Changing container weight regulation and what this means for international trade

Changing container weight regulation and what this means for international trade

Eric Geerts, Director of Product Management for Descartes, answers five of the top questions raised by the international trade community following the recent transition date of the SOLAS Container Weight Verification Requirement.

If the regulation came into effect on 1 July, what is happening on 1 October?

On 23 May, the International Maritime Organisation (IMO) issued an update to the SOLAS Container Weight Verification Requirement, stating that countries take a ‘practical and pragmatic approach’ to enforcement for three months after the scheduled transition date of 1 July, 2016.

The regulation, which requires all loaded ocean containers to be weighed prior to loading, is a fundamental change to processes for many ports, shippers, forwarders, carriers and NVOCCs worldwide, and so the update led to much analysis over how exactly to interpret the three-month period.

Our view is that the transitional period allows organisations further time to refine the communication of a Verified Gross Mass (VGM). It is not, however, a softening or more lenient interpretation of enforcement, which is still in the hands of individual nations. Apart from that, transhipment containers had to be reported before 1 July, 2016 already.

Even if a country has not communicated or published national legislation or guidelines, the regulation still needs to be applied in that country.

The 1 October date is noted as the closure date on such flexibility. At that time, it can be interpreted that full enforcement will begin as specified in the original regulation.

Why is verifying a total weight important?

Container stack collapses, vessel instability, injury to dock and vessel workers, damage to cargo, stress to ships and port machinery, insurance claims, added costs, and significant environmental impact have added to the urgency for an accurate weight. With an estimated ten per cent of shipments citing an inaccurate weight, the potential for an incident is substantial. As a result, the SOLAS requirement was implemented as a condition to load marine cargo into a ship.

In addition, as ocean vessels increase in size, the need for an accurate weight is intensifying due to the scale of a potential incident. In today’s modern, multimodal container ports, incorrect weights can also ripple into the rail and truck modes of transport as cargo is transferred to its final or intermediate destination.

What will happen if a verified weight is not provided?

If a verified container weight is not provided to the carrier and terminal operator, the container cannot be loaded. In some ports, containers will not be allowed on to the terminal without a VGM. Some terminals are proactively offering scales as an added service, however this should be viewed as a fall back solution and most likely cannot be used for all containers. Carriers are introducing a VGM closing date and time, which is anticipated to be earlier than the existing physical closing to deliver the container to the terminal and the closing for documentation. Despite requests from companies for a single closing, the VGM closing appears to be an additional requirement.

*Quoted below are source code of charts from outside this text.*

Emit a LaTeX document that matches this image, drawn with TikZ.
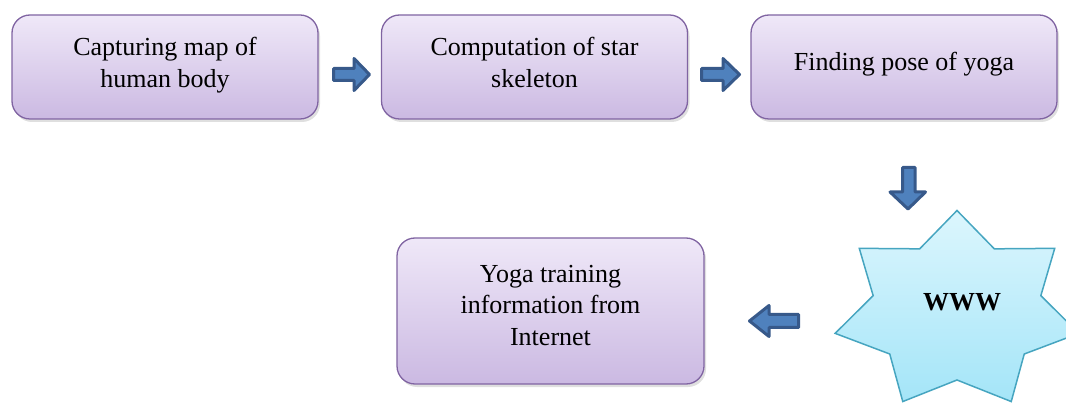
\documentclass[tikz,border=0pt]{standalone}
\usepackage{fontspec}
\setmainfont{Liberation Serif}
\usetikzlibrary{shadows,calc}
\definecolor{boxline}{HTML}{8064A2}
\definecolor{boxtop}{HTML}{EFE8F8}
\definecolor{boxbot}{HTML}{CBB9E2}
\definecolor{arrfill}{HTML}{4F81BD}
\definecolor{arrline}{HTML}{37598A}
\definecolor{starline}{HTML}{46A5C0}
\definecolor{startop}{HTML}{DCF6FD}
\definecolor{starbot}{HTML}{A4E5F8}
\newcommand{\dropby}[1]{\rule[-#1]{0pt}{0pt}}
\begin{document}
\begin{tikzpicture}[x=1pt,y=-1pt,
  box/.style={draw=boxline, line width=1.3pt, rounded corners=18pt,
    top color=boxtop, bottom color=boxbot, minimum width=306pt,
    minimum height=104pt, align=center, inner sep=0pt,
    font=\fontsize{26}{31.5}\selectfont,
    drop shadow={opacity=0.25, shadow xshift=2pt, shadow yshift=-3pt}},
  barrow/.style={draw=arrline, fill=arrfill, line width=3pt, line join=round}]
\useasboundingbox (0,0) rectangle (1066,403);
\clip (0,0) rectangle (1066,403);
% boxes
\node[box] (b1) at (165,67) {Capturing map of\\human body\dropby{9pt}};
\node[box] (b2) at (534.5,67) {Computation of star\\skeleton\dropby{9pt}};
\node[box] (b3) at (904,67) {Finding pose of yoga\dropby{12pt}};
\node[box, minimum width=307pt, minimum height=146pt] (b4) at (550.5,311)
  {Yoga training\\information from\\Internet\dropby{12pt}};
% star
\coordinate (sc) at (957,311);
\shade[draw=starline, line width=1.5pt, top color=startop, bottom color=starbot]
  ($(sc)+(-90:125 and 100.5)$)
  \foreach \k in {0,...,6}{
    -- ($(sc)+({-90+(\k+0.5)*360/7}:86 and 69)$)
    -- ($(sc)+({-90+(\k+1)*360/7}:125 and 100.5)$)
  } -- cycle;
\node[font=\fontsize{26}{31.5}\selectfont\bfseries] (www) at (962,302) {WWW};
% block arrows
\draw[barrow] (333.5,68.5) -- (354,68.5) -- (354,58.5) -- (369.5,74.5)
  -- (354,90.5) -- (354,80.5) -- (333.5,80.5) -- cycle;
\draw[barrow] (701.5,68.5) -- (723,68.5) -- (723,58.5) -- (739.5,74.5)
  -- (723,90.5) -- (723,80.5) -- (701.5,80.5) -- cycle;
\draw[barrow] (902.5,167.5) -- (915,167.5) -- (915,192) -- (925.5,192) -- (908,209)
  -- (890,192) -- (902.5,192) -- cycle;
\draw[barrow] (798.5,314.5) -- (769,314.5) -- (769,305.5) -- (749.5,321)
  -- (769,336.5) -- (769,327.5) -- (798.5,327.5) -- cycle;
\end{tikzpicture}
\end{document}
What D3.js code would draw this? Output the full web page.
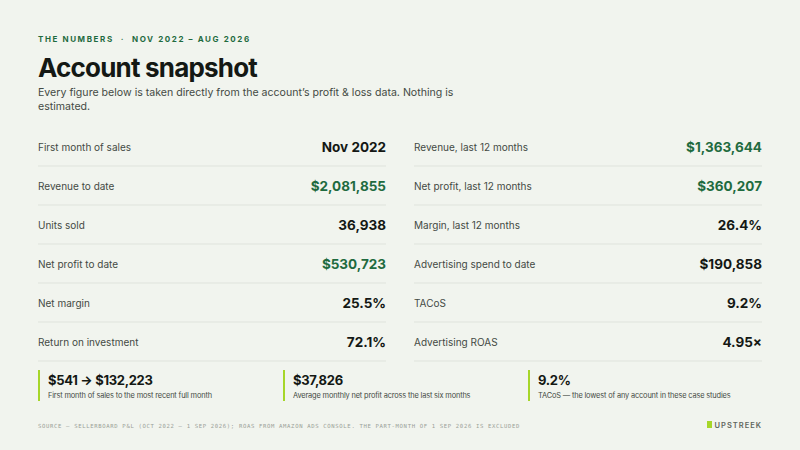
<!DOCTYPE html>
<html lang="en">
<head>
<meta charset="UTF-8">
<title>Account snapshot</title>
<style>
  body { margin: 0; background: #f1f4ee; }
  svg { display: block; font-family: "Inter", "Noto Sans", sans-serif; }
</style>
</head>
<body>
<svg id="chart" width="800" height="450"></svg>
<script src="https://d3js.org/d3.v7.min.js"></script>
<script>
const leftLabels = ["First month of sales", "Revenue to date", "Units sold", "Net profit to date", "Net margin", "Return on investment"];
const leftValues = ["Nov 2022", "$2,081,855", "36,938", "$530,723", "25.5%", "72.1%"];
const leftGreen = [false, true, false, true, false, false];
const rightLabels = ["Revenue, last 12 months", "Net profit, last 12 months", "Margin, last 12 months", "Advertising spend to date", "TACoS", "Advertising ROAS"];
const rightValues = ["$1,363,644", "$360,207", "26.4%", "$190,858", "9.2%", "4.95×"];
const rightGreen = [true, true, false, false, false, false];
const calloutValues = ["$541 → $132,223", "$37,826", "9.2%"];
const calloutNotes = ["First month of sales to the most recent full month",
  "Average monthly net profit across the last six months",
  "TACoS — the lowest of any account in these case studies"];

const svg = d3.select("#chart");
const green = "#1f6b3f", dark = "#141814", grey = "#444a44", lime = "#a6d629";

svg.append("rect").attr("width", 800).attr("height", 450).attr("fill", "#f1f4ee");

svg.append("text").attr("x", 38).attr("y", 42)
  .attr("font-size", 8).attr("font-weight", 700).attr("letter-spacing", 1.6)
  .attr("fill", green).text("THE NUMBERS\u00a0\u00a0·\u00a0\u00a0NOV 2022 – AUG 2026");
svg.append("text").attr("x", 38).attr("y", 77)
  .attr("font-size", 26).attr("font-weight", 700).attr("letter-spacing", -0.8)
  .attr("fill", dark).text("Account snapshot");
svg.append("text").attr("x", 38).attr("y", 96).attr("font-size", 10.6).attr("fill", grey)
  .text("Every figure below is taken directly from the account’s profit & loss data. Nothing is");
svg.append("text").attr("x", 38).attr("y", 110).attr("font-size", 10.6).attr("fill", grey)
  .text("estimated.");

const y = d3.scaleBand().domain(d3.range(6)).range([127, 361]);

function column(labels, values, greens, x0, x1) {
  const g = svg.append("g");
  const rows = g.selectAll("g").data(labels).join("g")
    .attr("transform", (d, i) => `translate(0,${y(i)})`);
  rows.append("text").attr("x", x0).attr("y", y.bandwidth() / 2 + 4.5)
    .attr("font-size", 10).attr("fill", grey).text(d => d);
  rows.append("text").attr("x", x1).attr("y", y.bandwidth() / 2 + 5)
    .attr("text-anchor", "end").attr("font-size", 13.5).attr("font-weight", 700)
    .attr("fill", (d, i) => greens[i] ? green : dark).text((d, i) => values[i]);
  rows.append("line").attr("x1", x0).attr("x2", x1)
    .attr("y1", y.bandwidth()).attr("y2", y.bandwidth())
    .attr("stroke", "#dfe3dc").attr("stroke-width", 1);
}
column(leftLabels, leftValues, leftGreen, 38, 386);
column(rightLabels, rightValues, rightGreen, 414, 762);

const cx = d3.scalePoint().domain(d3.range(3)).range([38, 528]);
const co = svg.selectAll(".callout").data(calloutValues).join("g")
  .attr("class", "callout").attr("transform", (d, i) => `translate(${cx(i)},370)`);
co.append("rect").attr("width", 2).attr("height", 31).attr("fill", lime);
co.append("text").attr("x", 10).attr("y", 15).attr("font-size", 13).attr("font-weight", 700)
  .attr("letter-spacing", -0.3).attr("fill", dark).text(d => d);
co.append("text").attr("x", 10).attr("y", 28).attr("font-size", 7.4).attr("fill", grey)
  .attr("letter-spacing", -0.15).text((d, i) => calloutNotes[i]);

svg.append("text").attr("x", 38).attr("y", 428)
  .attr("font-family", "DejaVu Sans Mono, monospace").attr("font-size", 5.6)
  .attr("letter-spacing", 0.65).attr("fill", "#9aa198")
  .text("SOURCE — SELLERBOARD P&L (OCT 2022 – 1 SEP 2026); ROAS FROM AMAZON ADS CONSOLE. THE PART-MONTH OF 1 SEP 2026 IS EXCLUDED");
svg.append("rect").attr("x", 707).attr("y", 421).attr("width", 5).attr("height", 7).attr("fill", lime);
svg.append("text").attr("x", 762).attr("y", 428).attr("text-anchor", "end")
  .attr("font-size", 7.5).attr("font-weight", 600).attr("letter-spacing", 1)
  .attr("fill", "#5f665d").text("UPSTREEK");
</script>
</body>
</html>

Which container weighing method are shippers using?

There are two methods to weigh containers in the regulation:

Method one: Weigh the stuffed container using calibrated and certified equipment. Every country can determine what is considered certified equipment. For example, in the United States, the U.S. Coast Guard has noted that there are no strict requirements for the scales.

Method two: Weigh all packages and cargo items; including pallets, dunnage and other securing material to be packed in the container; and add the ‘tare’ weight of the container to the sum of the individual weights using a certified method.

It is thought that most shippers have chosen to leverage the second option. However, it’s important to verify the accuracy and completeness of the data.

Overall, we advise shippers and freight forwarders to discuss the requirement with the involved parties in the supply chain to make sure that the weight is communicated correctly and on time.

How is VGM information being communicated to carriers?

To communicate VGM information to carriers, an electronic data interchange (EDI) message has been developed called the Verified Gross Mass (VERMAS) message. This is the preferred communication protocol of many carriers, freight forwarders and shippers since this format was designed to contain all of the required information, including optional fields.

The advantage of this methodology is to minimise the impact to the existing communication of shipping instructions. This is essential since, in many cases, existing messages are sent too early or too late for transmission of the VGM. In order to leverage VERMAS details, and its reply communication from carriers and NVOCCs using an acknowledgment message such as the EDIFACT CONTRL message to confirm the receipt, a system translator must parse the transmission. The VGM closing date and time is also added to the booking confirmation message.